The exercise: Transcribe the entries below exactly; leave every image out.

Listing:
═══
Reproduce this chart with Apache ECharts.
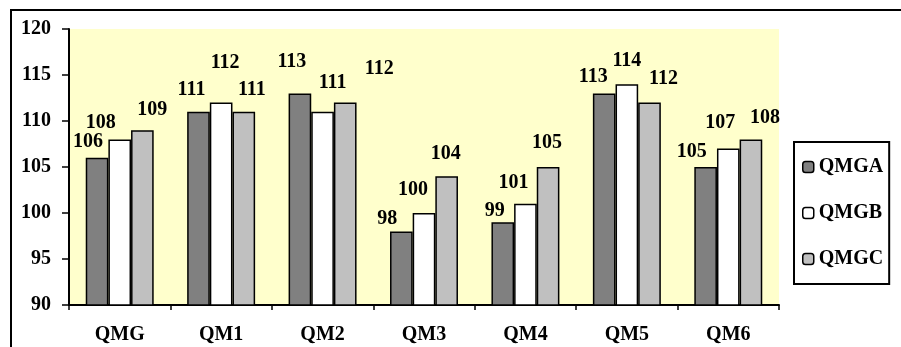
<!DOCTYPE html>
<html>
<head>
<meta charset="utf-8">
<script src="https://cdn.jsdelivr.net/npm/echarts@6/dist/echarts.min.js"></script>
<style>
  html, body { margin: 0; padding: 0; background: #fff; }
  #main { width: 901px; height: 347px; }
</style>
</head>
<body>
<div id="main"></div>
<script>
var categories = ['QMG', 'QM1', 'QM2', 'QM3', 'QM4', 'QM5', 'QM6'];
var seriesNames = ['QMGA', 'QMGB', 'QMGC'];
var valuesA = [106, 111, 113, 98, 99, 113, 105];
var valuesB = [108, 112, 111, 100, 101, 114, 107];
var valuesC = [109, 111, 112, 104, 105, 112, 108];
var yTicks = [90, 95, 100, 105, 110, 115, 120];

// label nudges, the original labels were hand placed
var shiftA = [[-9, -7], [-7, -13], [-8, -23], [-14, -4], [-8, -2], [-11, -8], [-14, -6]];
var shiftB = [[-19, -8], [4, -31], [10, -20], [-11, -14], [-12, -12], [0, -14], [-8, -17]];
var shiftC = [[10, -11], [8, -13], [34, -25], [-1, -13], [-1, -15], [14, -15], [14, -13]];

var font = 'Liberation Serif';
var colors = ['#808080', '#ffffff', '#c0c0c0'];

function makeData(vals, shifts) {
    return vals.map(function (v, i) {
        return { value: v, label: { offset: shifts[i] } };
    });
}

function makeSeries(idx, vals, shifts) {
    return {
        name: seriesNames[idx],
        type: 'bar',
        barGap: '0%',
        barCategoryGap: '33%',
        itemStyle: { color: colors[idx], borderColor: '#000', borderWidth: 1.5 },
        label: {
            show: true,
            position: 'top',
            distance: 0,
            lineHeight: 18,
            fontFamily: font,
            fontWeight: 'bold',
            fontSize: 20,
            color: '#000'
        },
        data: makeData(vals, shifts)
    };
}

var myChart = echarts.init(document.getElementById('main'));
var option = {
    animation: false,
    backgroundColor: '#fff',
    grid: {
        left: 69, right: 122, top: 29, bottom: 42,
        show: true, backgroundColor: '#ffffcc', borderWidth: 0
    },
    graphic: [{
        type: 'rect',
        shape: { x: 11, y: 10, width: 960, height: 400 },
        style: { fill: 'none', stroke: '#000', lineWidth: 2 },
        silent: true
    }],
    legend: {
        data: seriesNames,
        orient: 'vertical',
        left: 794,
        top: 142,
        padding: [15, 6, 15, 8],
        itemGap: 26,
        itemWidth: 11,
        itemHeight: 11,
        borderColor: '#000',
        borderWidth: 2,
        itemStyle: { borderColor: '#000', borderWidth: 1.5 },
        textStyle: { fontFamily: font, fontWeight: 'bold', fontSize: 20, lineHeight: 20, color: '#000' }
    },
    xAxis: {
        type: 'category',
        data: categories,
        axisLine: { lineStyle: { color: '#000', width: 2 } },
        axisTick: { show: true, length: 5, lineStyle: { color: '#000', width: 1.5 } },
        axisLabel: { margin: 20, fontFamily: font, fontWeight: 'bold', fontSize: 20, color: '#000' }
    },
    yAxis: {
        type: 'value',
        min: yTicks[0],
        max: yTicks[yTicks.length - 1],
        interval: 5,
        splitLine: { show: false },
        axisLine: { show: true, lineStyle: { color: '#000', width: 2 } },
        axisTick: { show: true, length: 7, lineStyle: { color: '#000', width: 1.5 } },
        axisLabel: { margin: 18, fontFamily: font, fontWeight: 'bold', fontSize: 20, color: '#000' }
    },
    series: [
        makeSeries(0, valuesA, shiftA),
        makeSeries(1, valuesB, shiftB),
        makeSeries(2, valuesC, shiftC)
    ]
};
myChart.setOption(option);
</script>
</body>
</html>
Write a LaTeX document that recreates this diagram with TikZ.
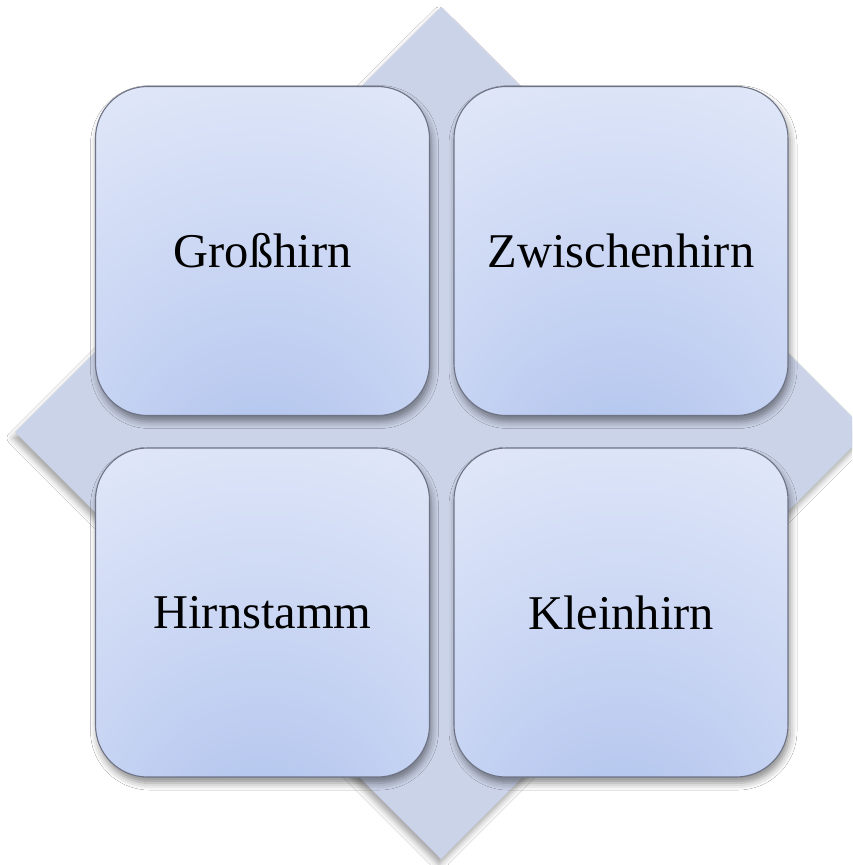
\documentclass[tikz,border=0pt]{standalone}
\usepackage{fontspec}
\setmainfont{Liberation Serif}
\usetikzlibrary{shadows.blur}
\definecolor{diamondfill}{HTML}{CBD3E8}
\definecolor{boxline}{HTML}{6E7486}
\definecolor{blueA}{HTML}{A9BEEB}
\definecolor{blueB}{HTML}{C3D1F2}
\definecolor{blueC}{HTML}{DFE6F8}
\definecolor{blueD}{HTML}{E8ECFA}
\pgfdeclareradialshading{boxrad}{\pgfpoint{0bp}{-42bp}}{%
  color(0bp)=(blueA); color(22bp)=(blueB); color(50bp)=(blueC); color(78bp)=(blueD); color(100bp)=(blueD)}
\tikzset{
  brainbox/.style={shade, shading=boxrad, draw=boxline, line width=1.1pt,
    rounded corners=52pt, minimum width=334pt, minimum height=329pt,
    inner sep=0pt, font=\fontsize{48.5}{52}\selectfont, text=black,
    blur shadow={shadow xshift=2pt, shadow yshift=-6pt, shadow blur radius=7pt, shadow opacity=45}},
  backdiamond/.style={fill=diamondfill,
    blur shadow={shadow xshift=-2pt, shadow yshift=-6pt, shadow blur radius=6pt, shadow opacity=35}}
}
\begin{document}
\begin{tikzpicture}[x=1pt,y=-1pt]
\useasboundingbox (0,0) rectangle (852,865);
\fill[white] (0,0) rectangle (852,865);
\begin{scope}
\clip (0,0) rectangle (852,865);
\path[backdiamond] (441,7) -- (867,432) -- (441,859) -- (15,432) -- cycle;
\end{scope}
\node[brainbox] (gross) at (262.5,251) {Großhirn};
\node[brainbox] (zwischen) at (621,251) {Zwischenhirn};
\node[brainbox] (stamm) at (262.5,612.5) {Hirnstamm};
\node[brainbox] (klein) at (621,612.5) {Kleinhirn};
\end{tikzpicture}
\end{document}
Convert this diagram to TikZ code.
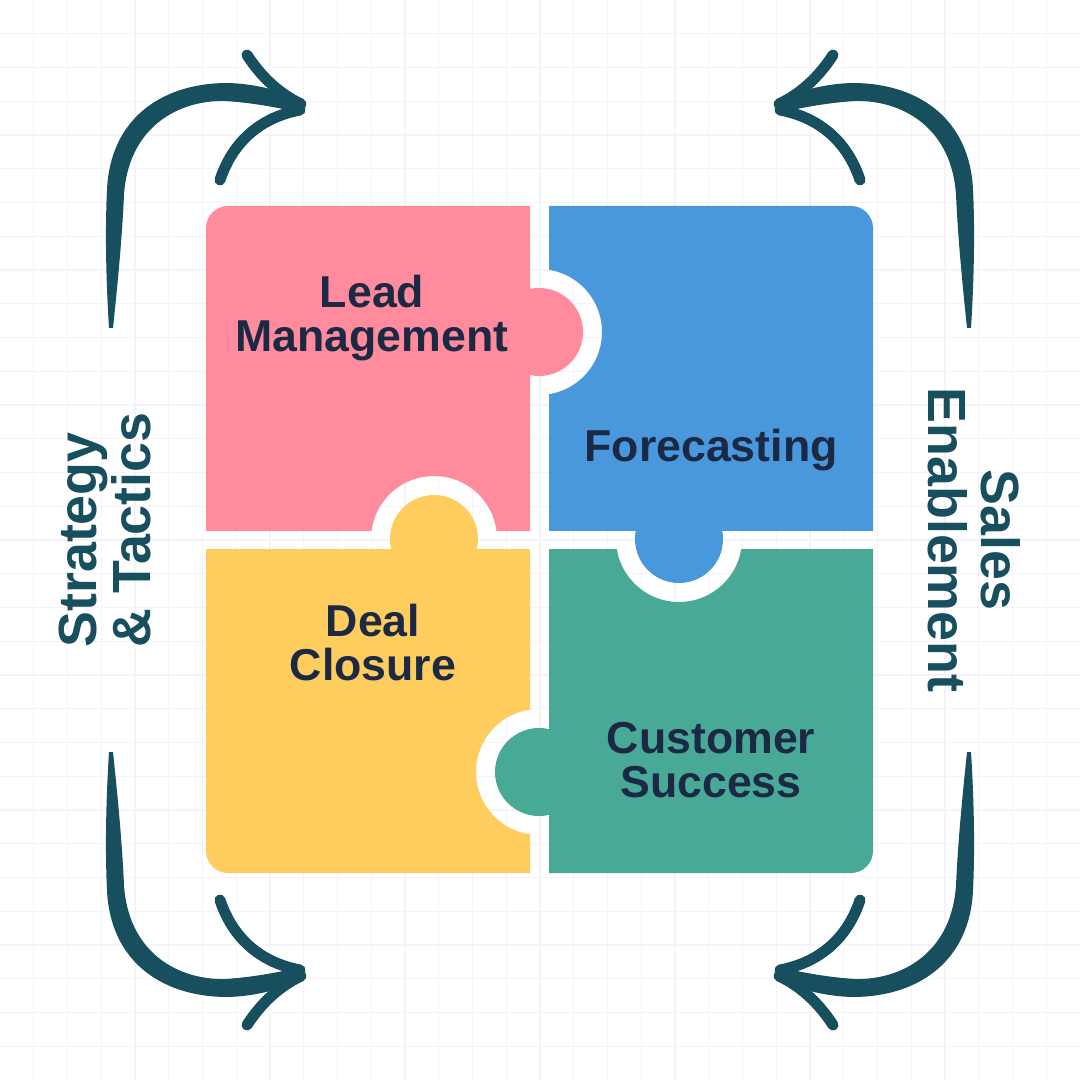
═══
Solved problem:
Reproduce this chart with Apache ECharts.
<!DOCTYPE html>
<html>
<head>
<meta charset="utf-8">
<script src="https://cdn.jsdelivr.net/npm/echarts@6/dist/echarts.min.js"></script>
<style>
  html, body { margin: 0; padding: 0; background: #fff; }
  #main { width: 901px; height: 347px; }
</style>
</head>
<body>
<div id="main"></div>
<script>
var categories = ['QMG', 'QM1', 'QM2', 'QM3', 'QM4', 'QM5', 'QM6'];
var seriesNames = ['QMGA', 'QMGB', 'QMGC'];
var valuesA = [106, 111, 113, 98, 99, 113, 105];
var valuesB = [108, 112, 111, 100, 101, 114, 107];
var valuesC = [109, 111, 112, 104, 105, 112, 108];
var yTicks = [90, 95, 100, 105, 110, 115, 120];

// label nudges, the original labels were hand placed
var shiftA = [[-9, -7], [-7, -13], [-8, -23], [-14, -4], [-8, -2], [-11, -8], [-14, -6]];
var shiftB = [[-19, -8], [4, -31], [10, -20], [-11, -14], [-12, -12], [0, -14], [-8, -17]];
var shiftC = [[10, -11], [8, -13], [34, -25], [-1, -13], [-1, -15], [14, -15], [14, -13]];

var font = 'Liberation Serif';
var colors = ['#808080', '#ffffff', '#c0c0c0'];

function makeData(vals, shifts) {
    return vals.map(function (v, i) {
        return { value: v, label: { offset: shifts[i] } };
    });
}

function makeSeries(idx, vals, shifts) {
    return {
        name: seriesNames[idx],
        type: 'bar',
        barGap: '0%',
        barCategoryGap: '33%',
        itemStyle: { color: colors[idx], borderColor: '#000', borderWidth: 1.5 },
        label: {
            show: true,
            position: 'top',
            distance: 0,
            lineHeight: 18,
            fontFamily: font,
            fontWeight: 'bold',
            fontSize: 20,
            color: '#000'
        },
        data: makeData(vals, shifts)
    };
}

var myChart = echarts.init(document.getElementById('main'));
var option = {
    animation: false,
    backgroundColor: '#fff',
    grid: {
        left: 69, right: 122, top: 29, bottom: 42,
        show: true, backgroundColor: '#ffffcc', borderWidth: 0
    },
    graphic: [{
        type: 'rect',
        shape: { x: 11, y: 10, width: 960, height: 400 },
        style: { fill: 'none', stroke: '#000', lineWidth: 2 },
        silent: true
    }],
    legend: {
        data: seriesNames,
        orient: 'vertical',
        left: 794,
        top: 142,
        padding: [15, 6, 15, 8],
        itemGap: 26,
        itemWidth: 11,
        itemHeight: 11,
        borderColor: '#000',
        borderWidth: 2,
        itemStyle: { borderColor: '#000', borderWidth: 1.5 },
        textStyle: { fontFamily: font, fontWeight: 'bold', fontSize: 20, lineHeight: 20, color: '#000' }
    },
    xAxis: {
        type: 'category',
        data: categories,
        axisLine: { lineStyle: { color: '#000', width: 2 } },
        axisTick: { show: true, length: 5, lineStyle: { color: '#000', width: 1.5 } },
        axisLabel: { margin: 20, fontFamily: font, fontWeight: 'bold', fontSize: 20, color: '#000' }
    },
    yAxis: {
        type: 'value',
        min: yTicks[0],
        max: yTicks[yTicks.length - 1],
        interval: 5,
        splitLine: { show: false },
        axisLine: { show: true, lineStyle: { color: '#000', width: 2 } },
        axisTick: { show: true, length: 7, lineStyle: { color: '#000', width: 1.5 } },
        axisLabel: { margin: 18, fontFamily: font, fontWeight: 'bold', fontSize: 20, color: '#000' }
    },
    series: [
        makeSeries(0, valuesA, shiftA),
        makeSeries(1, valuesB, shiftB),
        makeSeries(2, valuesC, shiftC)
    ]
};
myChart.setOption(option);
</script>
</body>
</html>
Write a LaTeX document that recreates this diagram with TikZ.
\documentclass[tikz,border=0pt]{standalone}
\usepackage{fontspec}
\setmainfont{Liberation Serif}
\usetikzlibrary{shadows.blur}
\definecolor{diamondfill}{HTML}{CBD3E8}
\definecolor{boxline}{HTML}{6E7486}
\definecolor{blueA}{HTML}{A9BEEB}
\definecolor{blueB}{HTML}{C3D1F2}
\definecolor{blueC}{HTML}{DFE6F8}
\definecolor{blueD}{HTML}{E8ECFA}
\pgfdeclareradialshading{boxrad}{\pgfpoint{0bp}{-42bp}}{%
  color(0bp)=(blueA); color(22bp)=(blueB); color(50bp)=(blueC); color(78bp)=(blueD); color(100bp)=(blueD)}
\tikzset{
  brainbox/.style={shade, shading=boxrad, draw=boxline, line width=1.1pt,
    rounded corners=52pt, minimum width=334pt, minimum height=329pt,
    inner sep=0pt, font=\fontsize{48.5}{52}\selectfont, text=black,
    blur shadow={shadow xshift=2pt, shadow yshift=-6pt, shadow blur radius=7pt, shadow opacity=45}},
  backdiamond/.style={fill=diamondfill,
    blur shadow={shadow xshift=-2pt, shadow yshift=-6pt, shadow blur radius=6pt, shadow opacity=35}}
}
\begin{document}
\begin{tikzpicture}[x=1pt,y=-1pt]
\useasboundingbox (0,0) rectangle (852,865);
\fill[white] (0,0) rectangle (852,865);
\begin{scope}
\clip (0,0) rectangle (852,865);
\path[backdiamond] (441,7) -- (867,432) -- (441,859) -- (15,432) -- cycle;
\end{scope}
\node[brainbox] (gross) at (262.5,251) {Großhirn};
\node[brainbox] (zwischen) at (621,251) {Zwischenhirn};
\node[brainbox] (stamm) at (262.5,612.5) {Hirnstamm};
\node[brainbox] (klein) at (621,612.5) {Kleinhirn};
\end{tikzpicture}
\end{document}
Convert this diagram to TikZ code.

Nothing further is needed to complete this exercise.